Copy exactly, and only, the lines between the start of the entries below and the line containing "plt.rcParams['font.family'] = ['Liberation", both inclusive. Omit pictures.

************

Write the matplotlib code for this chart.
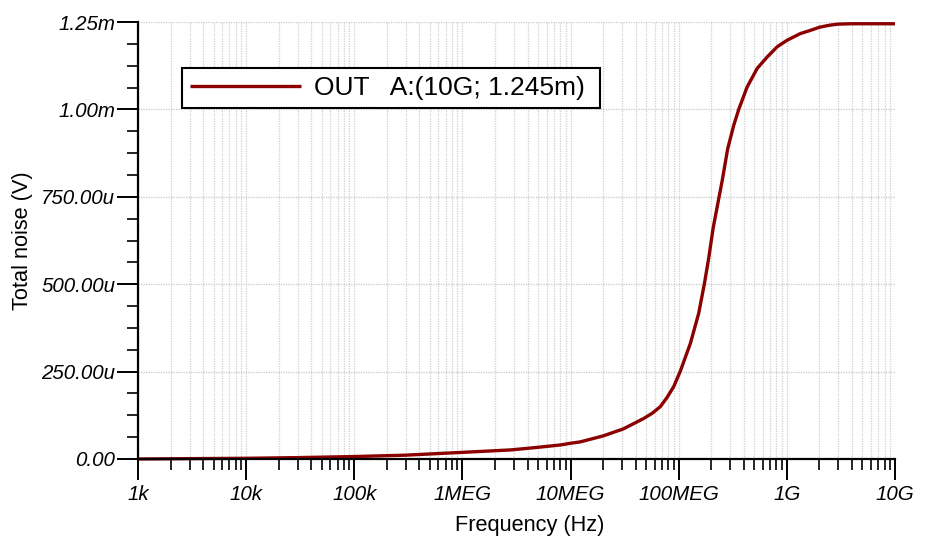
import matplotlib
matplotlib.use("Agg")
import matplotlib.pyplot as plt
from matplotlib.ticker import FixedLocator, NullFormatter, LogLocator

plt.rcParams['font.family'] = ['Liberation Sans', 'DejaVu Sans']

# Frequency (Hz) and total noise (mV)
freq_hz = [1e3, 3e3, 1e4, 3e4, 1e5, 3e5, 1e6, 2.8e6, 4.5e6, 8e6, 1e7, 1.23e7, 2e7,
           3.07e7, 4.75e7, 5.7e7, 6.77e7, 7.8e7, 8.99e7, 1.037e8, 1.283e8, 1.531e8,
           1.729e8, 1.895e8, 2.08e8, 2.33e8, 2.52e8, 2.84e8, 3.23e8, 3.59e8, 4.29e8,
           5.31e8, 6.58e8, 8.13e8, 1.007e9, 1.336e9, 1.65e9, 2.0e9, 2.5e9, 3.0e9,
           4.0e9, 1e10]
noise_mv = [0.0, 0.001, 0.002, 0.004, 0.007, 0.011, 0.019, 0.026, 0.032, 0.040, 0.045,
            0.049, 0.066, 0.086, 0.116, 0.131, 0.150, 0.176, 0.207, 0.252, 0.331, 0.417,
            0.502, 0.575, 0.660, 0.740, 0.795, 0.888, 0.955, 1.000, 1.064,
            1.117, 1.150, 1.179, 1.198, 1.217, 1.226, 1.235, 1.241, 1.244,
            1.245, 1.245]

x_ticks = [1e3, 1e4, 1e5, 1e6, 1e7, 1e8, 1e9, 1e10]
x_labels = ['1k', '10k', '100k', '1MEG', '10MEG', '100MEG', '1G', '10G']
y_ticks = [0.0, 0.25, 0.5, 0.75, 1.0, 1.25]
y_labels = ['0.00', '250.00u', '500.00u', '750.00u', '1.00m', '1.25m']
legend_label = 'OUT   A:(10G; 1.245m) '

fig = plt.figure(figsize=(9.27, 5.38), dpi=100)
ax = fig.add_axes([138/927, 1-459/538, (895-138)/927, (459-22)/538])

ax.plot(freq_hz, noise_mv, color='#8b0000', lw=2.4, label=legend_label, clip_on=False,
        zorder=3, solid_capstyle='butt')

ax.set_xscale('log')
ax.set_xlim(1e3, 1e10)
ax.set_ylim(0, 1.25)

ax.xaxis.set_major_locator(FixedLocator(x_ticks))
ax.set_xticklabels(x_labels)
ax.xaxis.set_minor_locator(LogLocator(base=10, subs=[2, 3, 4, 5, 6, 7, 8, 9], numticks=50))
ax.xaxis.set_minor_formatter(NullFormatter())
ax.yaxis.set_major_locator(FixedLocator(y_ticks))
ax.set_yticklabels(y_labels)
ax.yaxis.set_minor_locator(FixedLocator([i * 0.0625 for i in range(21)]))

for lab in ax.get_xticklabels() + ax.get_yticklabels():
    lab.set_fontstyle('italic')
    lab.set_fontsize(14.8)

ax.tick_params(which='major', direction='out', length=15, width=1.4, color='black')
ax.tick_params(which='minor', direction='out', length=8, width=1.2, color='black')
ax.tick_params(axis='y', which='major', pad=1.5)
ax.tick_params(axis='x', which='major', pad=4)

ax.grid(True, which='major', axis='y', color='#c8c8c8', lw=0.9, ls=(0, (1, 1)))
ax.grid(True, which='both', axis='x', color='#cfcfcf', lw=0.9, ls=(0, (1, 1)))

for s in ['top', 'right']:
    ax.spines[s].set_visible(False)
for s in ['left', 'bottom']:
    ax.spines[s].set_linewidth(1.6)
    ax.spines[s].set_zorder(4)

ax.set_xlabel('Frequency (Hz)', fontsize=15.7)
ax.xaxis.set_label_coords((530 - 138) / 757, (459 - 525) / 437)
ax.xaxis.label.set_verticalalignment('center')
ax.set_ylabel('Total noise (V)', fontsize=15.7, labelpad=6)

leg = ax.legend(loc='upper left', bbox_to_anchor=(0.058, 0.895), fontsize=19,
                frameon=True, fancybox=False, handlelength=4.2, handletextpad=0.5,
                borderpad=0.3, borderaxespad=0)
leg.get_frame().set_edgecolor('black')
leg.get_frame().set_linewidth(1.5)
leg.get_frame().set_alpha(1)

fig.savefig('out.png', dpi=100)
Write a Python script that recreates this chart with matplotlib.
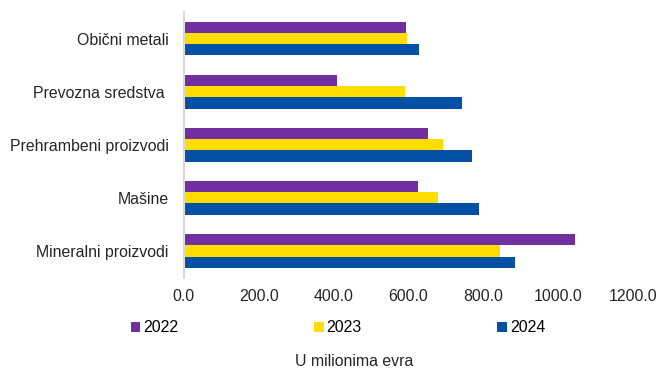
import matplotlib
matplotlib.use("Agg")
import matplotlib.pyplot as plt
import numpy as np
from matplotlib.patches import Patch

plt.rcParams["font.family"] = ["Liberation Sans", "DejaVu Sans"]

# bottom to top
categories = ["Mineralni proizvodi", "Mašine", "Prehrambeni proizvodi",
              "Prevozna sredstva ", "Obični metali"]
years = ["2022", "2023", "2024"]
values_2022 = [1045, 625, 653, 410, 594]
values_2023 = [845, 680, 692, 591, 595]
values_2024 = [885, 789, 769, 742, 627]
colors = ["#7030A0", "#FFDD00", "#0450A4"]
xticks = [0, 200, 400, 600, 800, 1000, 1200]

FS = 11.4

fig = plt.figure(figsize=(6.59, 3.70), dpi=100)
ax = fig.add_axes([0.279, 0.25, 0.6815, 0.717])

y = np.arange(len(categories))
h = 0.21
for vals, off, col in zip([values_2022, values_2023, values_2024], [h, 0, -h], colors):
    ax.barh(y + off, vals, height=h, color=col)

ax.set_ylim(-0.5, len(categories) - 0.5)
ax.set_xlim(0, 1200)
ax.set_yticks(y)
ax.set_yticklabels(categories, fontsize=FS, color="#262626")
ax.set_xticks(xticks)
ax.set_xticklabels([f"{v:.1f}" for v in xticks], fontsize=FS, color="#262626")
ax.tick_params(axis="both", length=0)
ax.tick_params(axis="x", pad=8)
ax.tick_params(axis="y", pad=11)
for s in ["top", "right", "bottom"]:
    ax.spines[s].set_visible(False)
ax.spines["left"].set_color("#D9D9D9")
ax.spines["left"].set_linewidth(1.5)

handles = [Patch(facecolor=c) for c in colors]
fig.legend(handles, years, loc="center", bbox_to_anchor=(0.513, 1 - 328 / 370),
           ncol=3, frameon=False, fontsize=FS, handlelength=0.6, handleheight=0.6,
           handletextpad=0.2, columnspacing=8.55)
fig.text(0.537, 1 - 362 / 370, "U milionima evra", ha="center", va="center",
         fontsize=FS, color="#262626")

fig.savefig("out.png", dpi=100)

************

Finished answer —
Write the matplotlib code for this chart.
import matplotlib
matplotlib.use("Agg")
import matplotlib.pyplot as plt
from matplotlib.ticker import FixedLocator, NullFormatter, LogLocator

plt.rcParams['font.family'] = ['Liberation Sans', 'DejaVu Sans']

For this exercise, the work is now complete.